Your task: Restate the data below word for word. Skip any images it contains.

[Records excerpted from a collection]
* Start *
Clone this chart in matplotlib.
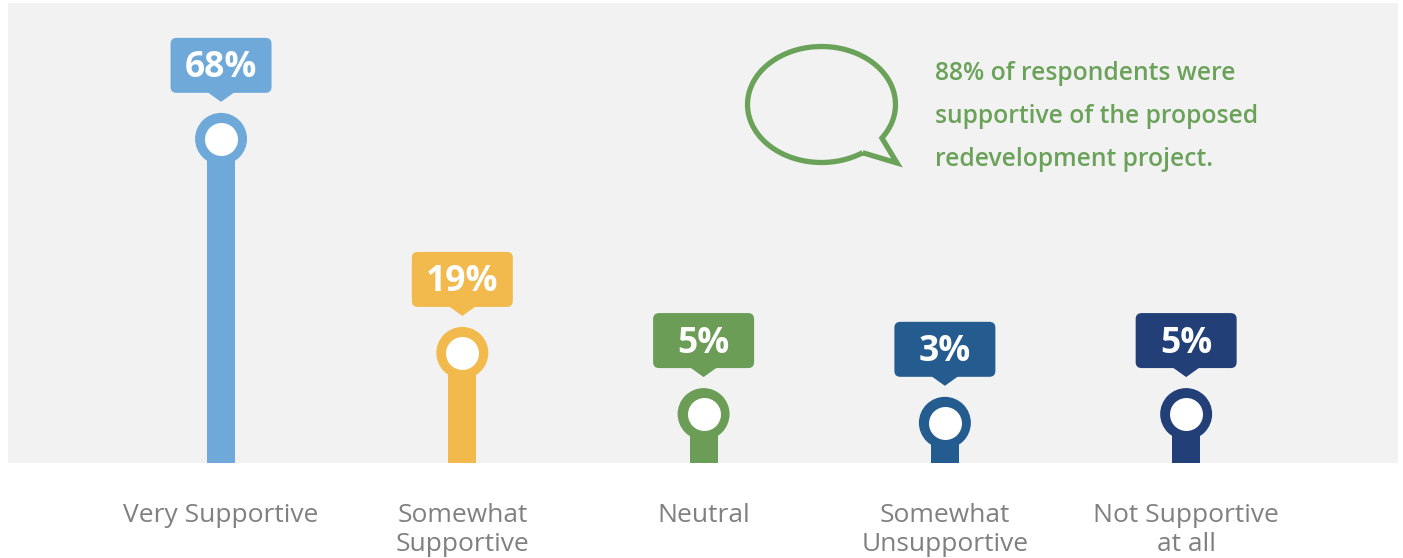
import numpy as np
import matplotlib.pyplot as plt
import matplotlib.transforms as mtransforms
from matplotlib.patches import FancyBboxPatch, Polygon, PathPatch
from matplotlib.path import Path

categories = ["Very Supportive", "Somewhat\nSupportive", "Neutral",
              "Somewhat\nUnsupportive", "Not Supportive\nat all"]
values = [68, 19, 5, 3, 5]
value_labels = ["68%", "19%", "5%", "3%", "5%"]
colors = ["#6fa9da", "#f2b94c", "#6b9d57", "#245c8f", "#223f78"]
note_lines = ["88% of respondents were",
              "supportive of the proposed",
              "redevelopment project."]

W, H = 1403, 558
GREEN = "#6ba25a"

fig = plt.figure(figsize=(W / 100, H / 100), dpi=100)
fig.patch.set_facecolor("white")

ax = fig.add_axes([8 / W, 1 - 463 / H, 1390 / W, 460 / H])
ax.set_facecolor("#f2f2f2")
base = -6.2
ax.set_xlim(-0.883, 4.878)
ax.set_ylim(base, 99.1)
for s in ax.spines.values():
    s.set_visible(False)
ax.set_xticks([])
ax.set_yticks([])

x = np.arange(len(values))
# stems, then ring + white hole on top
ax.bar(x, np.array(values) - base, bottom=base, width=0.116,
       color=colors, zorder=2)
ax.scatter(x, values, s=1400, c=colors, linewidths=0, zorder=3)
ax.scatter(x, values, s=564, c="white", linewidths=0, zorder=4)

# value callouts, sized in pixels around each point
for xi, v, lab, c in zip(x, values, value_labels, colors):
    tr = mtransforms.ScaledTranslation(xi, v, ax.transData)
    box = FancyBboxPatch((-50.5, 46), 101, 55,
                         boxstyle="round,pad=0,rounding_size=6",
                         fc=c, ec="none", transform=tr, zorder=5, clip_on=False)
    ax.add_patch(box)
    ax.add_patch(Polygon([(-14, 47), (14, 47), (0, 37)], closed=True,
                         fc=c, ec="none", transform=tr, zorder=5, clip_on=False))
    ax.text(0, 61.5, lab, transform=tr, ha="center", va="baseline",
            color="white", fontsize=25.5, fontweight="bold",
            family="Open Sans", zorder=6)

# category names under the panel
for xi, name in zip(x, categories):
    ax.text(xi, -0.088, name, transform=ax.get_xaxis_transform(),
            ha="center", va="top", color="#808080", fontsize=19,
            family="Open Sans", linespacing=1.17, clip_on=False)

# speech bubble and note, in pixel coordinates
deco = fig.add_axes([0, 0, 1, 1], zorder=5)
deco.set_xlim(0, W)
deco.set_ylim(H, 0)
deco.axis("off")
deco.patch.set_alpha(0)

cx, cy, a, b = 821.5, 104.5, 74, 58
t = np.radians(np.linspace(56.2, 395.3, 200))
pts = list(zip(cx + a * np.cos(t), cy + b * np.sin(t)))
pts += [(897, 163), pts[0]]
bubble = PathPatch(Path(pts), fc="none", ec=GREEN, lw=3.8, joinstyle="miter")
deco.add_patch(bubble)

for i, line in enumerate(note_lines):
    deco.text(935, 80 + 43 * i, line, ha="left", va="baseline", color=GREEN,
              fontsize=17.7, fontweight="semibold", family="Open Sans")

fig.savefig("out.png", dpi=100)
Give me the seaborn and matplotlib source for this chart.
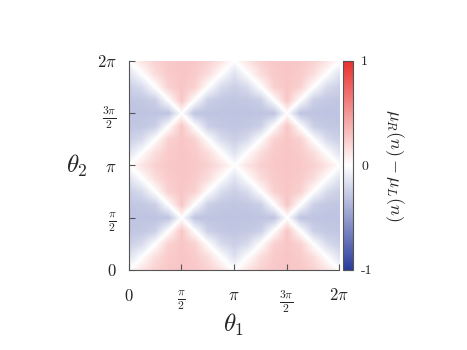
import numpy as np
import matplotlib
matplotlib.use("Agg")
import matplotlib.pyplot as plt
import seaborn as sns
from matplotlib.colors import LinearSegmentedColormap


# Values of mu_R(n) - mu_L(n) on a pi/8 grid,
# one period tile: rows theta2 = 0..pi, columns theta1 = 0..pi
tile = np.array([
    [ 0.00,  0.13,  0.22,  0.26,  0.27,  0.26,  0.22,  0.13,  0.00],
    [-0.15,  0.00,  0.16,  0.25,  0.27,  0.25,  0.16,  0.00, -0.15],
    [-0.24, -0.18,  0.00,  0.22,  0.27,  0.22,  0.00, -0.18, -0.24],
    [-0.29, -0.28, -0.24,  0.00,  0.27,  0.00, -0.24, -0.28, -0.29],
    [-0.30, -0.30, -0.30, -0.30,  0.00, -0.30, -0.30, -0.30, -0.30],
    [-0.29, -0.28, -0.24,  0.00,  0.27,  0.00, -0.24, -0.28, -0.29],
    [-0.24, -0.18,  0.00,  0.22,  0.27,  0.22,  0.00, -0.18, -0.24],
    [-0.15,  0.00,  0.16,  0.25,  0.27,  0.25,  0.16,  0.00, -0.15],
    [ 0.00,  0.13,  0.22,  0.26,  0.27,  0.26,  0.22,  0.13,  0.00],
])

tick_pos = [0, np.pi / 2, np.pi, 3 * np.pi / 2, 2 * np.pi]
tick_labels = [r"$0$", r"$\frac{\pi}{2}$", r"$\pi$", r"$\frac{3\pi}{2}$", r"$2\pi$"]
cbar_ticks = [-1, 0, 1]
cbar_labels = ["-1", "0", "1"]

# repeat the tile over 0..2pi in both directions
core = tile[:-1, :-1]
field = np.tile(core, (2, 2))
field = np.vstack([field, field[:1]])
field = np.hstack([field, field[:, :1]])


sns.set_style("ticks")
plt.rcParams["font.family"] = ["serif"]
plt.rcParams["font.serif"] = ["cmr10", "DejaVu Serif"]
plt.rcParams["mathtext.fontset"] = "cm"
plt.rcParams["axes.formatter.use_mathtext"] = True

cmap = LinearSegmentedColormap.from_list(
    "bwr_gp", ["#2a3c9c", "#ffffff", "#e8302e"]
)

fig = plt.figure(figsize=(4.67, 3.5), dpi=100)
ax = fig.add_axes([0.276, 0.229, 0.45, 0.597])

h = np.pi / 16
im = ax.imshow(
    field,
    cmap=cmap,
    vmin=-1,
    vmax=1,
    origin="lower",
    extent=[-h, 2 * np.pi + h, -h, 2 * np.pi + h],
    interpolation="bilinear",
    aspect="auto",
)
ax.set_xlim(0, 2 * np.pi)
ax.set_ylim(0, 2 * np.pi)

ax.set_xticks(tick_pos)
ax.set_xticklabels(tick_labels, fontsize=12)
ax.set_yticks(tick_pos)
ax.set_yticklabels(tick_labels, fontsize=12)
ax.tick_params(direction="in", length=4, width=0.8, color="#555555", pad=9)
ax.tick_params(axis="x", pad=13)

for side in ["top", "right"]:
    ax.spines[side].set_visible(False)
for side in ["left", "bottom"]:
    ax.spines[side].set_color("#555555")
    ax.spines[side].set_linewidth(0.8)

ax.set_xlabel(r"$\theta_1$", fontsize=18, labelpad=-2)
ax.set_ylabel(r"$\theta_2$", fontsize=18, rotation=0, labelpad=14, va="center")

# Colorbar
cax = fig.add_axes([0.734, 0.229, 0.0214, 0.597])
cb = fig.colorbar(im, cax=cax, ticks=cbar_ticks)
cb.ax.set_yticklabels(cbar_labels, fontsize=10)
cb.ax.tick_params(direction="in", length=3, width=0.8, color="#555555",
                  left=True, right=True, pad=6)
cb.outline.set_edgecolor("#555555")
cb.outline.set_linewidth(0.8)
cb.set_label(r"$\mu_R(n) - \mu_L(n)$", rotation=-90, fontsize=13, labelpad=24)

fig.savefig("out.png", dpi=100)
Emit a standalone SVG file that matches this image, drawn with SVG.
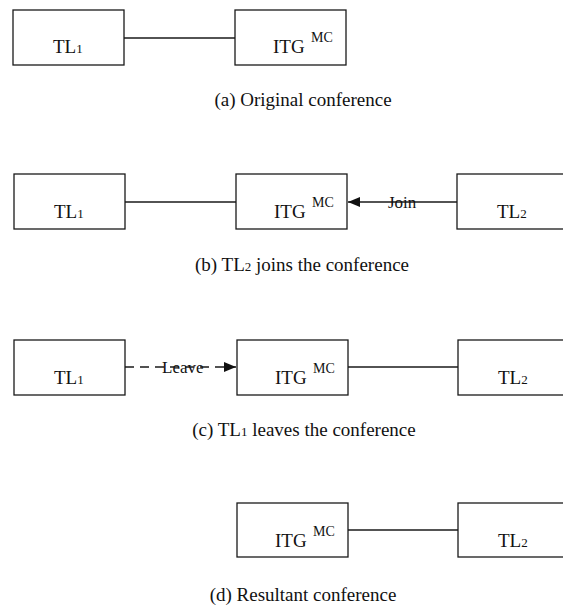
* End *
Result:
Clone this chart in matplotlib.
import numpy as np
import matplotlib.pyplot as plt
import matplotlib.transforms as mtransforms
from matplotlib.patches import FancyBboxPatch, Polygon, PathPatch
from matplotlib.path import Path

categories = ["Very Supportive", "Somewhat\nSupportive", "Neutral",
              "Somewhat\nUnsupportive", "Not Supportive\nat all"]
values = [68, 19, 5, 3, 5]
value_labels = ["68%", "19%", "5%", "3%", "5%"]
colors = ["#6fa9da", "#f2b94c", "#6b9d57", "#245c8f", "#223f78"]
note_lines = ["88% of respondents were",
              "supportive of the proposed",
              "redevelopment project."]

W, H = 1403, 558
GREEN = "#6ba25a"

fig = plt.figure(figsize=(W / 100, H / 100), dpi=100)
fig.patch.set_facecolor("white")

ax = fig.add_axes([8 / W, 1 - 463 / H, 1390 / W, 460 / H])
ax.set_facecolor("#f2f2f2")
base = -6.2
ax.set_xlim(-0.883, 4.878)
ax.set_ylim(base, 99.1)
for s in ax.spines.values():
    s.set_visible(False)
ax.set_xticks([])
ax.set_yticks([])

x = np.arange(len(values))
# stems, then ring + white hole on top
ax.bar(x, np.array(values) - base, bottom=base, width=0.116,
       color=colors, zorder=2)
ax.scatter(x, values, s=1400, c=colors, linewidths=0, zorder=3)
ax.scatter(x, values, s=564, c="white", linewidths=0, zorder=4)

# value callouts, sized in pixels around each point
for xi, v, lab, c in zip(x, values, value_labels, colors):
    tr = mtransforms.ScaledTranslation(xi, v, ax.transData)
    box = FancyBboxPatch((-50.5, 46), 101, 55,
                         boxstyle="round,pad=0,rounding_size=6",
                         fc=c, ec="none", transform=tr, zorder=5, clip_on=False)
    ax.add_patch(box)
    ax.add_patch(Polygon([(-14, 47), (14, 47), (0, 37)], closed=True,
                         fc=c, ec="none", transform=tr, zorder=5, clip_on=False))
    ax.text(0, 61.5, lab, transform=tr, ha="center", va="baseline",
            color="white", fontsize=25.5, fontweight="bold",
            family="Open Sans", zorder=6)

# category names under the panel
for xi, name in zip(x, categories):
    ax.text(xi, -0.088, name, transform=ax.get_xaxis_transform(),
            ha="center", va="top", color="#808080", fontsize=19,
            family="Open Sans", linespacing=1.17, clip_on=False)

# speech bubble and note, in pixel coordinates
deco = fig.add_axes([0, 0, 1, 1], zorder=5)
deco.set_xlim(0, W)
deco.set_ylim(H, 0)
deco.axis("off")
deco.patch.set_alpha(0)

cx, cy, a, b = 821.5, 104.5, 74, 58
t = np.radians(np.linspace(56.2, 395.3, 200))
pts = list(zip(cx + a * np.cos(t), cy + b * np.sin(t)))
pts += [(897, 163), pts[0]]
bubble = PathPatch(Path(pts), fc="none", ec=GREEN, lw=3.8, joinstyle="miter")
deco.add_patch(bubble)

for i, line in enumerate(note_lines):
    deco.text(935, 80 + 43 * i, line, ha="left", va="baseline", color=GREEN,
              fontsize=17.7, fontweight="semibold", family="Open Sans")

fig.savefig("out.png", dpi=100)
Give me the seaborn and matplotlib source for this chart.
import numpy as np
import matplotlib
matplotlib.use("Agg")
import matplotlib.pyplot as plt
import seaborn as sns
from matplotlib.colors import LinearSegmentedColormap


# Values of mu_R(n) - mu_L(n) on a pi/8 grid,
# one period tile: rows theta2 = 0..pi, columns theta1 = 0..pi
tile = np.array([
    [ 0.00,  0.13,  0.22,  0.26,  0.27,  0.26,  0.22,  0.13,  0.00],
    [-0.15,  0.00,  0.16,  0.25,  0.27,  0.25,  0.16,  0.00, -0.15],
    [-0.24, -0.18,  0.00,  0.22,  0.27,  0.22,  0.00, -0.18, -0.24],
    [-0.29, -0.28, -0.24,  0.00,  0.27,  0.00, -0.24, -0.28, -0.29],
    [-0.30, -0.30, -0.30, -0.30,  0.00, -0.30, -0.30, -0.30, -0.30],
    [-0.29, -0.28, -0.24,  0.00,  0.27,  0.00, -0.24, -0.28, -0.29],
    [-0.24, -0.18,  0.00,  0.22,  0.27,  0.22,  0.00, -0.18, -0.24],
    [-0.15,  0.00,  0.16,  0.25,  0.27,  0.25,  0.16,  0.00, -0.15],
    [ 0.00,  0.13,  0.22,  0.26,  0.27,  0.26,  0.22,  0.13,  0.00],
])

tick_pos = [0, np.pi / 2, np.pi, 3 * np.pi / 2, 2 * np.pi]
tick_labels = [r"$0$", r"$\frac{\pi}{2}$", r"$\pi$", r"$\frac{3\pi}{2}$", r"$2\pi$"]
cbar_ticks = [-1, 0, 1]
cbar_labels = ["-1", "0", "1"]

# repeat the tile over 0..2pi in both directions
core = tile[:-1, :-1]
field = np.tile(core, (2, 2))
field = np.vstack([field, field[:1]])
field = np.hstack([field, field[:, :1]])


sns.set_style("ticks")
plt.rcParams["font.family"] = ["serif"]
plt.rcParams["font.serif"] = ["cmr10", "DejaVu Serif"]
plt.rcParams["mathtext.fontset"] = "cm"
plt.rcParams["axes.formatter.use_mathtext"] = True

cmap = LinearSegmentedColormap.from_list(
    "bwr_gp", ["#2a3c9c", "#ffffff", "#e8302e"]
)

fig = plt.figure(figsize=(4.67, 3.5), dpi=100)
ax = fig.add_axes([0.276, 0.229, 0.45, 0.597])

h = np.pi / 16
im = ax.imshow(
    field,
    cmap=cmap,
    vmin=-1,
    vmax=1,
    origin="lower",
    extent=[-h, 2 * np.pi + h, -h, 2 * np.pi + h],
    interpolation="bilinear",
    aspect="auto",
)
ax.set_xlim(0, 2 * np.pi)
ax.set_ylim(0, 2 * np.pi)

ax.set_xticks(tick_pos)
ax.set_xticklabels(tick_labels, fontsize=12)
ax.set_yticks(tick_pos)
ax.set_yticklabels(tick_labels, fontsize=12)
ax.tick_params(direction="in", length=4, width=0.8, color="#555555", pad=9)
ax.tick_params(axis="x", pad=13)

for side in ["top", "right"]:
    ax.spines[side].set_visible(False)
for side in ["left", "bottom"]:
    ax.spines[side].set_color("#555555")
    ax.spines[side].set_linewidth(0.8)

ax.set_xlabel(r"$\theta_1$", fontsize=18, labelpad=-2)
ax.set_ylabel(r"$\theta_2$", fontsize=18, rotation=0, labelpad=14, va="center")

# Colorbar
cax = fig.add_axes([0.734, 0.229, 0.0214, 0.597])
cb = fig.colorbar(im, cax=cax, ticks=cbar_ticks)
cb.ax.set_yticklabels(cbar_labels, fontsize=10)
cb.ax.tick_params(direction="in", length=3, width=0.8, color="#555555",
                  left=True, right=True, pad=6)
cb.outline.set_edgecolor("#555555")
cb.outline.set_linewidth(0.8)
cb.set_label(r"$\mu_R(n) - \mu_L(n)$", rotation=-90, fontsize=13, labelpad=24)

fig.savefig("out.png", dpi=100)
Emit a standalone SVG file that matches this image, drawn with SVG.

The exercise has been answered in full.